'''

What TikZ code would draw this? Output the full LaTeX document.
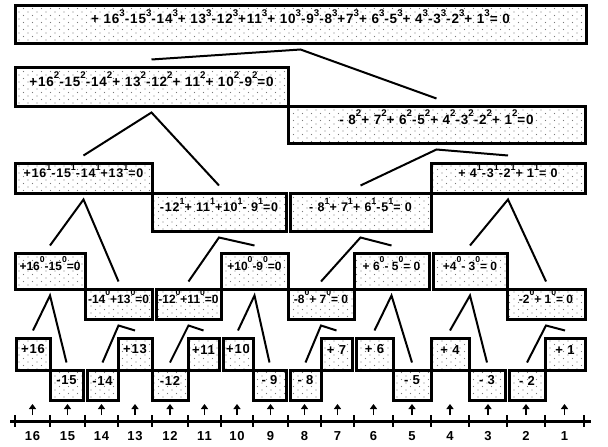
\documentclass[tikz,border=0pt]{standalone}
\usepackage{fontspec}
\setmainfont{Liberation Sans}[LetterSpace=6]
\newfontfamily\dicht{Liberation Sans}
\usepackage{tikz}
\usetikzlibrary{arrows.meta,patterns,fit}
\definecolor{punkt}{HTML}{7A7A7A}
\pgfdeclarepatternformonly{streu}{\pgfqpoint{-1pt}{-1pt}}{\pgfqpoint{10pt}{8pt}}{\pgfqpoint{9pt}{7pt}}{%
  \pgfpathcircle{\pgfqpoint{1pt}{1pt}}{0.55pt}
  \pgfpathcircle{\pgfqpoint{5.5pt}{4.5pt}}{0.55pt}
  \pgfusepath{fill}}
\newcommand\hoch[2][7.5pt]{\raisebox{#1}{\scalebox{0.72}{#2}}}
\newcommand\feld[6]{\node[kasten,fit={(#2,#4) (#3,#5)}] (#1) {#6};}
\tikzset{
  kasten/.style={draw,line width=3pt,pattern=streu,pattern color=punkt,inner sep=0pt,
    font=\bfseries\fontsize{13.5}{13.5}\selectfont},
  klein/.style={font=\bfseries\fontsize{12.5}{12.5}\selectfont},
  winzig/.style={font=\dicht\bfseries\fontsize{12}{12}\selectfont},
  normal/.style={font=\bfseries\fontsize{13}{13}\selectfont},
  ast/.style={line width=2pt},
  ax/.style={line width=3pt},
  strich/.style={line width=2pt},
  pfeil/.style={-{Triangle[length=5pt,width=7pt]},line width=1.8pt},
  zahl/.style={font=\bfseries\fontsize{13}{13}\selectfont,inner sep=0pt},
}
\begin{document}
\begin{tikzpicture}[x=1pt,y=-1pt]
  \useasboundingbox[fill=white] (0,0) rectangle (608,447);
  \feld{kub}{15}{586}{5}{43}{+ 16\hoch3-15\hoch3-14\hoch3+ 13\hoch3-12\hoch3+11\hoch3+ 10\hoch3-9\hoch3-8\hoch3+7\hoch3+ 6\hoch3-5\hoch3+ 4\hoch3-3\hoch3-2\hoch3+ 1\hoch3= 0}
  \feld{qa}{15}{288}{67}{106}{+16\hoch2-15\hoch2-14\hoch2+ 13\hoch2-12\hoch2+ 11\hoch2+ 10\hoch2-9\hoch2=0}
  \feld{qb}{288}{585}{106}{143}{- 8\hoch2+ 7\hoch2+ 6\hoch2-5\hoch2+ 4\hoch2-3\hoch2-2\hoch2+ 1\hoch2=0}
  \tikzset{kasten/.append style=klein}
  \feld{la}{15}{152}{163}{193}{+16\hoch1-15\hoch1-14\hoch1+13\hoch1=0}
  \feld{lb}{152}{286}{193}{231}{-12\hoch1+ 11\hoch1+10\hoch1- 9\hoch1=0}
  \feld{lc}{290}{431}{193}{231}{- 8\hoch1+ 7\hoch1+ 6\hoch1-5\hoch1= 0}
  \feld{ld}{431}{585}{163}{193}{+ 4\hoch1-3\hoch1-2\hoch1+ 1\hoch1= 0}
  \tikzset{kasten/.append style=winzig}
  \feld{na}{15}{85}{253}{289}{+16\hoch[8.5pt]0-15\hoch[8.5pt]0=0}
  \feld{nb}{85}{152}{289}{319}{-14\hoch[8.5pt]0+13\hoch[8.5pt]0=0}
  \feld{nc}{156}{221}{289}{319}{-12\hoch[8.5pt]0+11\hoch[8.5pt]0=0}
  \feld{nd}{221}{288}{253}{289}{+10\hoch[8.5pt]0-9\hoch[8.5pt]0=0}
  \feld{ne}{288}{354}{289}{319}{-8\hoch[8.5pt]0+ 7\hoch[8.5pt]0= 0}
  \feld{nf}{354}{429}{253}{289}{+ 6\hoch[8.5pt]0- 5\hoch[8.5pt]0= 0}
  \feld{ng}{433}{507}{253}{289}{+4\hoch[8.5pt]0- 3\hoch[8.5pt]0= 0}
  \feld{nh}{507}{585}{289}{319}{-2\hoch[8.5pt]0+ 1\hoch[8.5pt]0= 0}
  \tikzset{kasten/.append style=normal}
  \feld{e16}{16}{50}{338}{370}{+16}
  \feld{e15}{50}{83}{370}{400}{-15}
  \feld{e14}{87}{118}{370}{400}{-14}
  \feld{e13}{118}{152}{338}{370}{+13}
  \feld{e12}{152}{188}{370}{400}{-12}
  \feld{e11}{188}{219}{338}{370}{+11}
  \feld{e10}{223}{253}{338}{370}{+10}
  \feld{e9}{253}{286}{370}{400}{- 9}
  \feld{e8}{290}{321}{370}{400}{- 8}
  \feld{e7}{321}{352}{338}{370}{+ 7}
  \feld{e6}{356}{393}{338}{370}{+ 6}
  \feld{e5}{393}{431}{370}{400}{- 5}
  \feld{e4}{431}{469}{338}{370}{+ 4}
  \feld{e3}{469}{505}{370}{400}{- 3}
  \feld{e2}{509}{545}{370}{400}{- 2}
  \feld{e1}{545}{585}{338}{370}{+ 1}
  \foreach \p/\a/\b in {kub/qa/qb, qa/la/lb, qb/lc/ld, la/na/nb, lb/nc/nd, lc/ne/nf, ld/ng/nh,
      na/e16/e15, nb/e14/e13, nc/e12/e11, nd/e10/e9, ne/e8/e7, nf/e6/e5, ng/e4/e3, nh/e2/e1}
    \draw[ast] ([yshift=6pt]\a.north) -- ([yshift=-5pt]\p.south) -- ([yshift=6pt]\b.north);
  \draw[ax] (10,421) -- (591,421);
  \foreach \x in {15,50,85,118,152,188,221,253,288,321,354,393,431,469,507,545,584}
    \draw[strich] (\x,415) -- (\x,427);
  \foreach \xa/\xb/\n in {15/50/16, 50/85/15, 85/118/14, 118/152/13, 152/188/12, 188/221/11,
      221/253/10, 253/288/9, 288/321/8, 321/354/7, 354/393/6, 393/431/5, 431/469/4,
      469/507/3, 507/545/2, 545/584/1} {
    \node[zahl] (z\n) at ({(\xa+\xb)/2},436) {\n};
    \draw[pfeil] ([yshift=21pt]z\n.center) -- ([yshift=32pt]z\n.center);
  }
\end{tikzpicture}
\end{document}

'''

## REQUIREMENT
Using the listing above, pick out each line that contains the word "draw", then copy it.

## FINISHED EXERCISE
What TikZ code would draw this? Output the full LaTeX document.
  kasten/.style={draw,line width=3pt,pattern=streu,pattern color=punkt,inner sep=0pt,
    \draw[ast] ([yshift=6pt]\a.north) -- ([yshift=-5pt]\p.south) -- ([yshift=6pt]\b.north);
  \draw[ax] (10,421) -- (591,421);
    \draw[strich] (\x,415) -- (\x,427);
    \draw[pfeil] ([yshift=21pt]z\n.center) -- ([yshift=32pt]z\n.center);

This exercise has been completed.